Superchunk- No Pocky For Kitty

I spent much of my freshman and sophomore years of college trying to be punk as fuck- I was loosely affiliated with the tastemakers at the college radio station and read Maximumrocknroll with a fervor that bordered on fanatasicm (a hell of an equation, I realize now, after the fact).

Despite my façade, I fell into listening to a bunch of bands that didn’t quite qualify for P.A.F. status. Jawbox and Shudder To Think and Samiam all signed to major labels, relegating them to a status that was somewhere on the outskirts of poseurdom. Pavement played what essentially pop music obscured by sheets of obfuscation and feedback. And there was Superchunk, too.

The argument that I always used to hear from the hardercore-than-thou kids I sometimes skated curbs with was that chicks liked the band, which made them tremendous pussies. Why liking Superchunk was strictly a feminine trait was something I couldn’t figure out, because, honestly, they didn’t SOUND that different from a lot of bands that were being listened to. ‘No Pocky For Kitty’ was a record that moved at a zillion miles per hour more than half the time, with an unclean production provided by Fluss that made the band sound up-front and real every time they stepped on the distorto to end or emphasize a song. They reminded me of Husker Du, even back then- the pop kernel was hidden under the pounding wave of noise, if you wanted to be patient and wade through it. If not, the growl was enough.

MIX TAPE: Seed Toss

Superchunk- Come Pick Me Up

How far back in the Superchunk discography can you toss the seeds? I’d say all the way back at ‘On The Mouth’, the act’s third proper LP, which followed the driving high-octane blueprint the band had laid down and out on the first two albums- infectious, pounding punk albums which left subtle bubblegum pop aftertastes in yr. mouth after you’d chewed on ‘em for a while. Still, though, back then the band’s evolution was in full effect, boyee, even though it wasn’t so visble as it is now with years of hindsight.

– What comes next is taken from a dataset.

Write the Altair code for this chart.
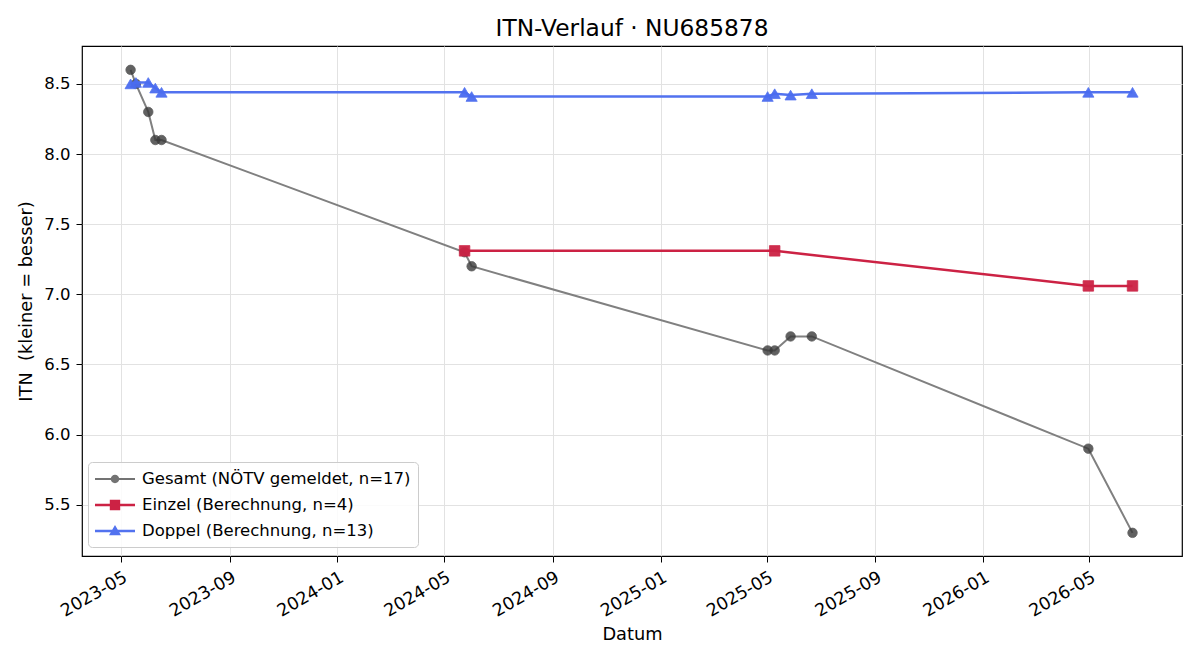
import altair as alt
import pandas as pd

# ---- data ----
dates = ["2023-05-12", "2023-05-18", "2023-06-01", "2023-06-09", "2023-06-16",
         "2024-05-24", "2024-06-01", "2025-05-02", "2025-05-10", "2025-05-28",
         "2025-06-21", "2026-04-30", "2026-06-19"]
gesamt_itn = [8.6, 8.5, 8.3, 8.1, 8.1, 7.3, 7.2, 6.6, 6.6, 6.7, 6.7, 5.9, 5.3]

einzel_dates = ["2024-05-24", "2025-05-10", "2026-04-30", "2026-06-19"]
einzel_itn = [7.31, 7.31, 7.06, 7.06]

doppel_dates = dates
doppel_itn = [8.50, 8.51, 8.51, 8.47, 8.44, 8.44, 8.41, 8.41, 8.43, 8.42, 8.43, 8.44, 8.44]

series_names = ["Gesamt (NÖTV gemeldet, n=17)",
                "Einzel (Berechnung, n=4)",
                "Doppel (Berechnung, n=13)"]
line_colors = ["#808080", "#cc2244", "#5272ef"]
marker_colors = ["#3a3a3a", "#cc2244", "#4a6cf0"]
legend_colors = ["#737373", "#cc2244", "#5272ef"]

tick_months = ["2023-05", "2023-09", "2024-01", "2024-05", "2024-09",
               "2025-01", "2025-05", "2025-09", "2026-01", "2026-05"]
y_ticks = [5.5, 6.0, 6.5, 7.0, 7.5, 8.0, 8.5]

FONT = "DejaVu Sans"

rows = []
for name, ds, vs in [(series_names[0], dates, gesamt_itn),
                     (series_names[1], einzel_dates, einzel_itn),
                     (series_names[2], doppel_dates, doppel_itn)]:
    for d, v in zip(ds, vs):
        rows.append({"serie": name, "datum": d + "T00:00:00", "itn": v})
df = pd.DataFrame(rows)

x_enc = alt.X(
    "datum:T",
    title="Datum",
    scale=alt.Scale(domain=[alt.DateTime(year=2023, month=3, date=18),
                            alt.DateTime(year=2026, month=8, date=14)]),
    axis=alt.Axis(
        values=[alt.DateTime(year=int(m[:4]), month=int(m[5:]), date=1) for m in tick_months],
        format="%Y-%m", labelAngle=-30, labelAlign="right", labelBaseline="top",
        labelPadding=6, labelFontSize=17.5, titlePadding=6,
    ),
)
y_enc = alt.Y(
    "itn:Q",
    title="ITN \u00a0(kleiner = besser)",
    scale=alt.Scale(domain=[5.135, 8.77], nice=False, zero=False),
    axis=alt.Axis(values=y_ticks, format=".1f", labelPadding=6, titlePadding=8),
)

base = alt.Chart(df).encode(x=x_enc, y=y_enc)

layers = []
styles = [
    dict(width=2.0, shape="circle", size=90, opacity=0.8),
    dict(width=2.5, shape="square", size=110, opacity=0.95),
    dict(width=2.5, shape="triangle-up", size=125, opacity=0.95),
]
for name, lc, mc, st in zip(series_names, line_colors, marker_colors, styles):
    sub = base.transform_filter(alt.datum.serie == name)
    layers.append(sub.mark_line(color=lc, strokeWidth=st["width"]))
    layers.append(sub.mark_point(filled=True, shape=st["shape"], size=st["size"],
                                 fill=mc, stroke=mc, strokeWidth=0.8,
                                 opacity=st["opacity"]))

legend_paths = [
    "M-2,-0.11L2,-0.11L2,0.11L-2,0.11Z M0.42,0A0.42,0.42 0 1,1 -0.42,0A0.42,0.42 0 1,1 0.42,0Z",
    "M-2,-0.12L2,-0.12L2,0.12L-2,0.12Z M-0.52,-0.52L0.52,-0.52L0.52,0.52L-0.52,0.52Z",
    "M-2,-0.12L2,-0.12L2,0.12L-2,0.12Z M0,-0.6L0.6,0.42L-0.6,0.42Z",
]

leg = alt.Legend(
    title=None, orient="none", legendX=6, legendY=416, direction="vertical",
    labelFont=FONT, labelFontSize=16.5, labelColor="#000000", labelLimit=500,
    symbolSize=400, symbolStrokeWidth=0, symbolOpacity=1,
    symbolOffset=10, labelOffset=17, rowPadding=7, padding=7,
    fillColor="rgba(255,255,255,0.85)", strokeColor="#cccccc", cornerRadius=4,
)
legend_layer = base.mark_point(filled=True, opacity=0).encode(
    color=alt.Color("serie:N", scale=alt.Scale(domain=series_names, range=legend_colors), legend=leg),
    shape=alt.Shape("serie:N", scale=alt.Scale(domain=series_names, range=legend_paths), legend=leg),
)
layers.append(legend_layer)

chart = alt.layer(*layers).properties(
    width=1100, height=510,
    title=alt.TitleParams("ITN-Verlauf · NU685878", font=FONT, fontSize=23.3,
                          fontWeight="normal", color="#000000", anchor="middle", offset=5),
    autosize=alt.AutoSizeParams(type="none"),
    padding={"left": 82, "top": 46, "right": 18, "bottom": 104},
    background="white",
).configure_view(
    stroke="#000000", strokeWidth=1.2
).configure_axis(
    domain=False, grid=True, gridColor="#e2e2e2", gridWidth=1,
    tickColor="#000000", tickSize=6, tickWidth=1,
    labelFont=FONT, labelFontSize=16.5, labelColor="#000000",
    titleFont=FONT, titleFontSize=17.8, titleFontWeight="normal", titleColor="#000000",
)

chart.save("out.html", embed_options={"renderer": "svg", "actions": False})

Go back to ‘Swallow That’ on ‘On The Mouth. It’s rudimentary, not too far removed from the rest of the band’s catalogue, really, but it works- the slow build, the development, chorus, culminating in the furious outro. I mention the song because it was my first inkling that Superchunk wasn’t going to be a stagnant band. The succession of albums that followed supported the theory- “Foolish”, the breakup album, contained blazers, sure, but the band slowed down the tempo and turned down the volume, allowing songwriting to take center stage, a trend that continued on “Here’s Where The Strings Came In” and arrived most fully at “Indoor Life”, the band’s quietest, lushest and in many way most successful album to date. It was a bit of a shock for me when it arrived, because I was still very much in knee-jerk mode, still raw and riding on the notion of the thing more than the thing itself, hanging ten on didactic waves looking for some sort of definition.

“Come Pick Me Up” picks up where “Indoor” left off, finding the band in the same well-orchestrated, rehearsed space, except with more experience and confidence. As a listener, I was over the kinda initial shock of the aging, the toning down, and simply dug the record for what it was- thirteen tracks of exceptional pop songs. The flavor of the gum has changed, though- the pop’s up front, and the punk thing, the aggressiveness, is the aftertaste. The band’s pogoing days informed their pop stage- they wouldn’t have arrived at the pop if they hadn’t spent so many nights, years blowing their voices out hollerin’, scraping fingers raw on bar chords.